Items from a data source:
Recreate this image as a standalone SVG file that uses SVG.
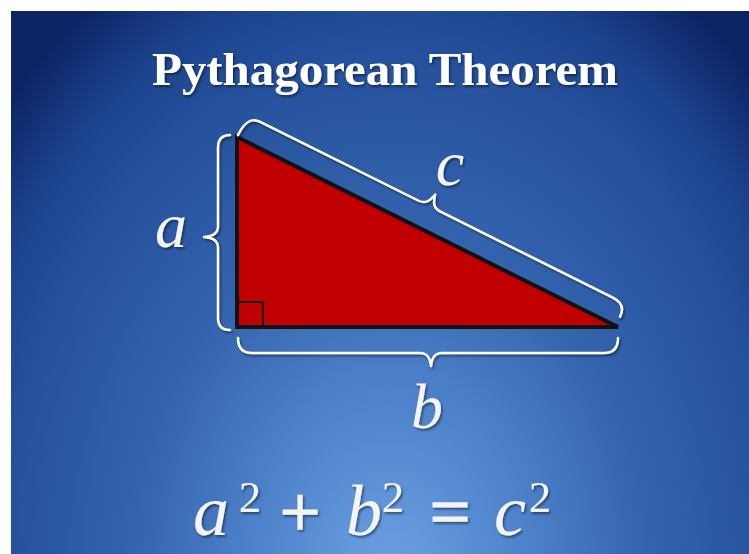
<svg xmlns="http://www.w3.org/2000/svg" width="749" height="554" viewBox="0 0 749 554">
  <defs>
    <radialGradient id="bg" gradientUnits="userSpaceOnUse" cx="390" cy="580" r="520" gradientTransform="translate(390 580) scale(1 1.35) translate(-390 -580)">
      <stop offset="0" stop-color="#6ea2e3"/>
      <stop offset="0.25" stop-color="#4f84cc"/>
      <stop offset="0.5" stop-color="#3463ad"/>
      <stop offset="0.75" stop-color="#25509c"/>
      <stop offset="0.87" stop-color="#1c428c"/>
      <stop offset="1" stop-color="#0c2466"/>
    </radialGradient>
    <filter id="sh" x="-10%" y="-10%" width="130%" height="140%">
      <feDropShadow dx="1.5" dy="2" stdDeviation="1.2" flood-color="#000" flood-opacity="0.45"/>
    </filter>
  </defs>
  <style>
    .brace { fill: none; stroke: #ffffff; stroke-width: 2.5; stroke-linecap: round; stroke-linejoin: round; }
    .math { font-family: "Liberation Serif", "Times New Roman", serif; font-style: italic; fill: #f4f4f4; }
    .up { font-family: "Liberation Serif", "Times New Roman", serif; fill: #f4f4f4; }
    .op { font-family: "Liberation Serif", "Times New Roman", serif; fill: #f4f4f4; stroke: #f4f4f4; stroke-width: 1.6; }
    .title { font-family: "Liberation Serif", "Times New Roman", serif; font-weight: bold; fill: #ffffff; }
  </style>
  <rect x="0" y="0" width="749" height="554" fill="#ffffff"/>
  <rect x="11" y="11" width="738" height="543" fill="url(#bg)"/>

  <g id="title" filter="url(#sh)">
    <text class="title" x="385" y="85" font-size="46" text-anchor="middle" textLength="466" lengthAdjust="spacingAndGlyphs">Pythagorean Theorem</text>
  </g>

  <g id="triangle">
    <polygon points="237,137 237,327 618,327" fill="#c00000" stroke="#111111" stroke-width="4" stroke-linejoin="miter"/>
    <rect x="238" y="302" width="25" height="25" fill="none" stroke="#111111" stroke-width="2"/>
  </g>

  <g id="connectors" filter="url(#sh)">
    <path class="brace" d="M230,135 C222,135 218,139 218,148 L218,226 C218,233 214,236 204,237 C214,238 218,241 218,248 L218,318 C218,326 222,330 230,330"/>
    <path class="brace" d="M238,338 C238,347 242,353 252,353 L420,353 C427,353 430,357 431,366 C432,357 435,353 442,353 L604,353 C614,353 618,347 618,338"/>
    <path class="brace" transform="translate(237 137) rotate(26.5)" d="M0,-2 C0,-17 4,-24 14,-24 L191,-24 C198,-24 201,-28 203,-37 C205,-28 208,-24 215,-24 L408,-24 C418,-24 423,-19 423,-10"/>
  </g>

  <g id="label-a" filter="url(#sh)">
    <text class="math" x="171" y="247" font-size="64" text-anchor="middle">a</text>
  </g>
  <g id="label-b" filter="url(#sh)">
    <text class="math" x="427" y="428" font-size="64" text-anchor="middle">b</text>
  </g>
  <g id="label-c" filter="url(#sh)">
    <text class="math" x="450" y="185" font-size="64" text-anchor="middle">c</text>
  </g>

  <g id="equation" filter="url(#sh)">
    <text class="math" x="211" y="535" font-size="72" text-anchor="middle">a</text>
    <text class="up" x="250" y="512" font-size="45" text-anchor="middle">2</text>
    <text class="op" x="300" y="536" font-size="72" text-anchor="middle">+</text>
    <text class="math" x="364" y="535" font-size="72" text-anchor="middle">b</text>
    <text class="up" x="393" y="512" font-size="45" text-anchor="middle">2</text>
    <text class="op" x="450" y="536" font-size="72" text-anchor="middle">=</text>
    <text class="math" x="510" y="535" font-size="72" text-anchor="middle">c</text>
    <text class="up" x="540" y="512" font-size="45" text-anchor="middle">2</text>
  </g>
</svg>
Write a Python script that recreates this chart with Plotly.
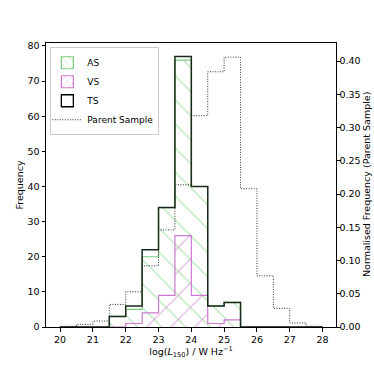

→ **PROBLEM STATEMENT**:
Gather and copy every line of the data in which the string "this" is found.

→ **RESULT BELOW**:
Recreate this image as a standalone SVG file that uses SVG.
Write a Python script that recreates this chart with Plotly.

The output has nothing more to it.